Il s’agit d’un des fonds souverains les plus opaques de la planète, qui plus est fortement lié au gouvernement. Dans un de ses rares rapports annuels, en 2009, il déclarait avoir plus de 78% en «instruments financiers à court terme à l’étranger».

Les autorités ont travaillé à améliorer sa crédibilité sur la scène internationale en acquérant les titres d’entreprises de premier ordre en Europe comme la banque italienne Unicredit et l’éditeur britannique Pearson, propriétaire du Financial Times.

Dans un câble diplomatique obtenu par WikiLeaks, Mohamed Layas, patron de la Libyan investment authority, indiquait que plusieurs banques américaines géraient chacune jusqu’à 500 millions de dollars du fonds.
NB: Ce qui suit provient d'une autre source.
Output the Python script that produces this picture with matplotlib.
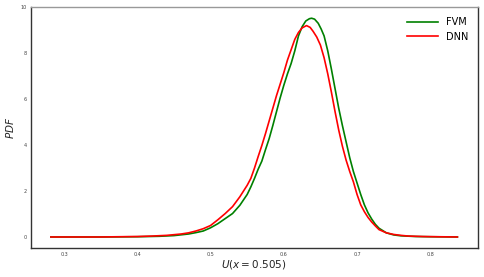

Au début du soulèvement libyen, la Suisse a bloqué les avoirs «potentiellement illégaux» appartenant à Kadhafi et son cercle proche. Le Libye a répondu en niant la présence de fonds du leader libyen en Suisse ou dans d’autres pays.

Durant la querelle diplomatique qui a éclatée entre les deux pays en 2008, des milliards de francs de dépôts libyens ont été retirés de Suisse. En juin dernier, le gouvernement suisse a indiqué avoir gelé un total de 650 millions d’actifs libyens. Une bonne partie de ces fonds appartiennent à des entreprises publiques libyennes plutôt qu’à des individus.

La Libye n’est pas le seul pays dont les avoirs ont été gelés par la Suisse cette année. A la fin mai, ceux du président syrien Bashar el-Assad et de neuf personnalités officielles du régime ont été bloqués et ces personnes interdites de voyage.

La Suisse a aussi gelé 60 millions d’avoirs de l’ancien président tunisien Zine el-Abdine Ben Ali et de son clan et identifié environ 400 millions de francs appartenant à l’ex-président égyptien Hosni Moubarak et son proche entourage.